Are Audio Guides Worth It for Low-Traffic Museums?

Frequently Asked Questions

What counts as a low-traffic museum?
Roughly anything under 25,000 visitors a year, with the real squeeze starting under 10,000. A regional historic house with 8,000 annual visitors, a specialist museum off the tourist trail with 4,000, a rural heritage site that sees most of its traffic in four summer months — these are the institutions where the old audio guide math fell apart and where usage-based pricing now makes sense again.
How much does an audio guide actually cost a low-traffic museum per year?
On a usage-based model, you pay per interaction. A site with 5,000 annual visitors and 40% guide adoption is paying for around 2,000 sessions a year. Depending on session length, that's typically a few hundred to low four-figure euros annually. Compare that to a traditional fixed-cost contract at 8,000 to 15,000 euros a year regardless of usage.
Is there a visitor count where an audio guide stops making sense?
Below about 3,000 visitors a year, the platform cost is rarely the issue — it's the staff time to design and maintain the content. If your collection is small and stable, a one-time content build can still work. If it changes regularly and nobody on the team has hours to maintain it, that's where the case gets thin, regardless of pricing model.

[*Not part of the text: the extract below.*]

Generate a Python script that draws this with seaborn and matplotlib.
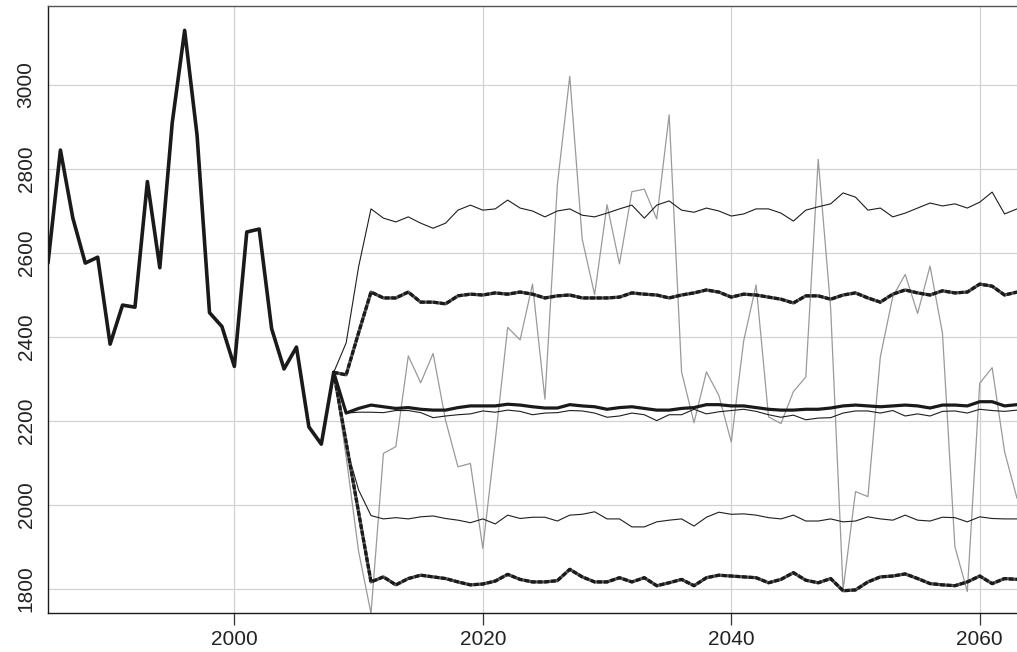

Do low-traffic museums actually benefit more from audio guides than busy ones?
Often, yes. Visitors at quiet sites linger longer, talk to staff more, and weight each interaction more heavily in their review of the visit. A good guide compounds that. Visitors at packed flagship museums are competing for breathing room, which caps how much any single interpretive layer can lift their experience.